The use of videos in the classroom can be an effective way to help students better understand the material being taught. It gives students a visual of the content and helps the teacher do more showing and less telling. Videos can also be a way to deepen students’ understanding, spark interest, or clarify any questions. Below you will find more reasons why instructional videos are a good vehicle for learning, learning strategies for instructional video viewing, and some web tools that will help you with your instructional video planning.
Why are Instructional Videos a Good Vehicle for Learning?
Instructional videos can serve many purposes in the classroom. For starters, they can help hook the audience (your students) on a new topic. Lead into a new unit with a video clip and have the students guess what you will be studying next. Additionally, instructional videos help to increase student engagement during all parts of a unit. They can help otherwise dull content come to life, they can help students who are uninterested connect to the material, and they can add variety to a lesson. Not to mention that videos can be used for any subject, any grade level, and any type of learner.
Learning Strategies for Instructional Video Viewing
There are many learning strategies for using instructional videos. They can be used to differentiate the material being taught. Students with no prior exposure to the concept at hand can be assigned an intro video while students with prior knowledge can watch a more detailed or complex clip. Videos are also nice for differentiation because students can pause, rewind, or stop the video so that it is running at their desired pace. This also allows for students to watch the video multiple times if they just aren’t understanding what they are supposed to be learning or need to take a second look.
Instructional videos can also be more engaging for students than listening to a long lecture for a few different reasons. For starters, it helps break up the lesson. Instructional videos can include exciting graphics, clarifying captions, and filters that draw the audience in. When used during instruction, this can help refocus students and keep them engaged.
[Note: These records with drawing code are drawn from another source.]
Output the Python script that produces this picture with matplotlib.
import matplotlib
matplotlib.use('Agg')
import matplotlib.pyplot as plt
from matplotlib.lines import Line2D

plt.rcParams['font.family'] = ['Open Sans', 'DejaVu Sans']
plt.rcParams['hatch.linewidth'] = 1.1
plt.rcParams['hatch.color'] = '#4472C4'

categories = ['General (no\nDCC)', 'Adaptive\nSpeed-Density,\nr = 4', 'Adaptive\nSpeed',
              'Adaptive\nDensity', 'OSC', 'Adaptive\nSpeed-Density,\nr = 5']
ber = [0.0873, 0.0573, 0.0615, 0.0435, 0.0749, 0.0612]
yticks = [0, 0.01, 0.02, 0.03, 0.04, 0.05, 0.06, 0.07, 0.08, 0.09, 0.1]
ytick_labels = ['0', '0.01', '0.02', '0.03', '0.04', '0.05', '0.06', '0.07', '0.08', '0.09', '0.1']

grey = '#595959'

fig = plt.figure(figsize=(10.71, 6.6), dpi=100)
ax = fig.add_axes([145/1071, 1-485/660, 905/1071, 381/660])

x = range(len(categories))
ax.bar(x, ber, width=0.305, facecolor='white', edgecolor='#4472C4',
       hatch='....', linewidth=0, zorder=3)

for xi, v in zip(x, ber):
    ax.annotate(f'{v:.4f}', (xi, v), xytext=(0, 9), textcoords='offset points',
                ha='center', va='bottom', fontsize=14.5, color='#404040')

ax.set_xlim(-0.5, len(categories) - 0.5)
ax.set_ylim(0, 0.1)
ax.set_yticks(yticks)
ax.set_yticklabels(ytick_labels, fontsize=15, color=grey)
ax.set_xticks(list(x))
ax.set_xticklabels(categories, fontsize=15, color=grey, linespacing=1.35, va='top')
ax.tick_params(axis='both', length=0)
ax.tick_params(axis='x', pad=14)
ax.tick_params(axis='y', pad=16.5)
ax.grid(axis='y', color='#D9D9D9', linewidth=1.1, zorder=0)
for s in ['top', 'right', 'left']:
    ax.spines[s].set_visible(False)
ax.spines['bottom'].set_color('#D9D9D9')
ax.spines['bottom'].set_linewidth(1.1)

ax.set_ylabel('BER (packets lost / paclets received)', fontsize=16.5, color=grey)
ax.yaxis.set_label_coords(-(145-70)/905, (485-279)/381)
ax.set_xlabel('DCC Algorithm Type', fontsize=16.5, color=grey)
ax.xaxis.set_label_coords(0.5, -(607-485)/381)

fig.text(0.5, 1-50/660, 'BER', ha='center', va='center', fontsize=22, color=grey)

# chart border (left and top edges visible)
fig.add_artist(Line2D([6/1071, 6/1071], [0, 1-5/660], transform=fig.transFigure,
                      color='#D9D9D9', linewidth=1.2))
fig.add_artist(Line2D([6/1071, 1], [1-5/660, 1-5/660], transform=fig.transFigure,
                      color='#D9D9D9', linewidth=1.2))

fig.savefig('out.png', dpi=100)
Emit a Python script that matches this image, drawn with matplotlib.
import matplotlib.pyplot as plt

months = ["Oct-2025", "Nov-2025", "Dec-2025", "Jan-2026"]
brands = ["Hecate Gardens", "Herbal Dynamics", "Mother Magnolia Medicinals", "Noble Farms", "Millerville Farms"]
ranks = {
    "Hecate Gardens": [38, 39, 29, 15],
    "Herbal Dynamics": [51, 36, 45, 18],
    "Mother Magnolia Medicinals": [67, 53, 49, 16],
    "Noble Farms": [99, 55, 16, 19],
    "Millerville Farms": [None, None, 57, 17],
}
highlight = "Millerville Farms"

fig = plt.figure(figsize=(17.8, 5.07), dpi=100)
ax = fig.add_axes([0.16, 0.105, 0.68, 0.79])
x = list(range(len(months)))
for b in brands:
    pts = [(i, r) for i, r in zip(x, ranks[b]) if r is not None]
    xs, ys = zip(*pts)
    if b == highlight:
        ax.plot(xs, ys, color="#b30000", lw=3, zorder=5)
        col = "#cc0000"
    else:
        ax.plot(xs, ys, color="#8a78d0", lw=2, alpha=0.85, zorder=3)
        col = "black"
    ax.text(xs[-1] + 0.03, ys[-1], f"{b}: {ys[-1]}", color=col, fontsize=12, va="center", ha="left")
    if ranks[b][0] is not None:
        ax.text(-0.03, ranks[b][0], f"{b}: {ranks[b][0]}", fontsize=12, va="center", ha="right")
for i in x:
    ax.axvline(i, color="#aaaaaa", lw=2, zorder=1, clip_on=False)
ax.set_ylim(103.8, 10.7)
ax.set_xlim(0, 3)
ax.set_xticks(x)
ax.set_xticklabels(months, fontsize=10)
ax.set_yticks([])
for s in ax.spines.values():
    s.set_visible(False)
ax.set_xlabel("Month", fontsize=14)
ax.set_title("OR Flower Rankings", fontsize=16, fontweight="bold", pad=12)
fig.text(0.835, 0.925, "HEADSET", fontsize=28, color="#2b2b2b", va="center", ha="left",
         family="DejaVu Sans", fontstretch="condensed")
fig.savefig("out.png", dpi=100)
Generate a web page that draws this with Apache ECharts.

Simply playing an instructional video may not be enough to engage students. Educators will need to be specific with their purposes for implementing a video. Before playing the instructional video, turn students’ attention to the goal at hand. “While you watch, pay attention to…” Teachers can require students to take notes, write down key ideas, or look for a specific topic that is mentioned. This helps keep students from zoning out and gives them a clear purpose for why they need to watch.
Instructional Video Tools
There are many web tools available out there to help you get the most out of the instructional videos you choose to use in the classroom. One such tool is called Vialogues. Vialogue, which stands for ‘video plus dialogue’, is for online videos but includes a group discussion feature. Students can interact with the videos by adding comments that appear in a time stamped order. Teachers can use this as a way for students to respond to posted questions, reflect on what they see, or comment with any thoughts they have. It is also unique because not only can users add their own videos, but they can search for videos (climate change, wars, even Beyonce…) and add comments to those videos too.
Edpuzzle is a fan favorite among many in the educational world. It holds students accountable by tracking if they are actually watching their assigned video, how long they spend in different sections, and if they are comprehending what they are learning. Teachers can add voice comments and questions throughout the video that students need to pause and answer before going to the next section. Users are able to upload their own videos, or use already made videos (Khan Academy, YouTube, etc). This website’s basic version is free for teachers and students.
Another great instructional video tool is called Hapyak. This engaging video tool allows users to annotate their videos from YouTube or Vimeo and create multiple choice quizzes or free-text questions. You are able to add text anywhere in your video, insert links, or overlay an image. You can also share commentaries and link any specific moment in your video for easy viewing.
Blubbr is one last instructional video tool that deserves a nod. This tool lets users create quizzes on top of YouTube videos. These quizzes, which are called Trivs, can be designed to be used while the students are watching the clip or after it is over. What is unique about Blubbr is that feedback is given to students after every question they answer. This way students can monitor their own understanding of the content and know if they need to focus a bit deeper on the material at hand.
The use of videos in the classroom can be an effective tool to better engage students on the material they are learning. The visual aspect of videos allows the teacher to do less telling and more showing. Videos not only deepen student understanding, but spark interest and help to clarify questions. They are a great vehicle for learning and worth implementing into any lesson, on any subject, on any given day.